Task: Every entry must be repeated exactly. Exclude all pictures.

Rows from a dataset of charts and code:
## begin
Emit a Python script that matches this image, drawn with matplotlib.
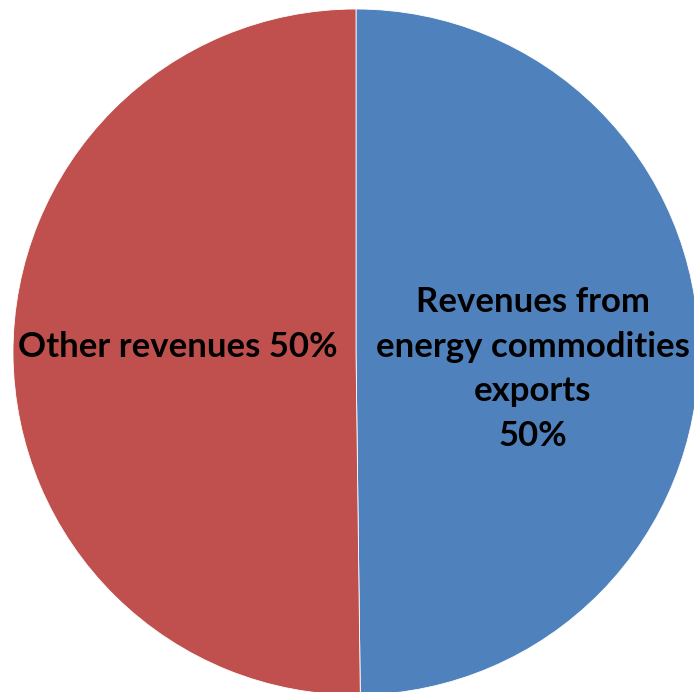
import matplotlib.pyplot as plt

# data
labels = ['Revenues from\nenergy commodities\nexports\n50%', 'Other revenues 50%']
values = [49.8, 50.2]
colors = ['#4F81BD', '#C0504D']

fig = plt.figure(figsize=(6.94, 6.92), dpi=100)
ax = fig.add_axes([0, 0, 1, 1])

cx, cy, r = 356, 340, 343
ax.pie(values, colors=colors, startangle=90, counterclock=False,
       center=(cx, cy), radius=r, frame=True,
       wedgeprops=dict(edgecolor='white', linewidth=0.6))
ax.set_xlim(0, 694)
ax.set_ylim(0, 692)
ax.set_aspect('equal')
ax.axis('off')

font = dict(family=['Lato', 'DejaVu Sans'], weight='bold', fontsize=25, color='black')
ax.text(533, 323, labels[0], ha='center', va='center', linespacing=1.48, **font)
ax.text(178, 345, labels[1], ha='center', va='center', **font)

plt.savefig('out.png', dpi=100)
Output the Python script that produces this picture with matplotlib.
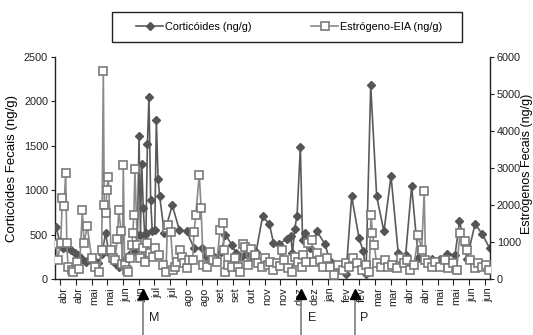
## end
Result of the task:
Emit a Python script that matches this image, drawn with matplotlib.
import matplotlib.pyplot as plt

# data
labels = ['Revenues from\nenergy commodities\nexports\n50%', 'Other revenues 50%']
values = [49.8, 50.2]
colors = ['#4F81BD', '#C0504D']

fig = plt.figure(figsize=(6.94, 6.92), dpi=100)
ax = fig.add_axes([0, 0, 1, 1])

cx, cy, r = 356, 340, 343
ax.pie(values, colors=colors, startangle=90, counterclock=False,
       center=(cx, cy), radius=r, frame=True,
       wedgeprops=dict(edgecolor='white', linewidth=0.6))
ax.set_xlim(0, 694)
ax.set_ylim(0, 692)
ax.set_aspect('equal')
ax.axis('off')

font = dict(family=['Lato', 'DejaVu Sans'], weight='bold', fontsize=25, color='black')
ax.text(533, 323, labels[0], ha='center', va='center', linespacing=1.48, **font)
ax.text(178, 345, labels[1], ha='center', va='center', **font)

plt.savefig('out.png', dpi=100)
Output the Python script that produces this picture with matplotlib.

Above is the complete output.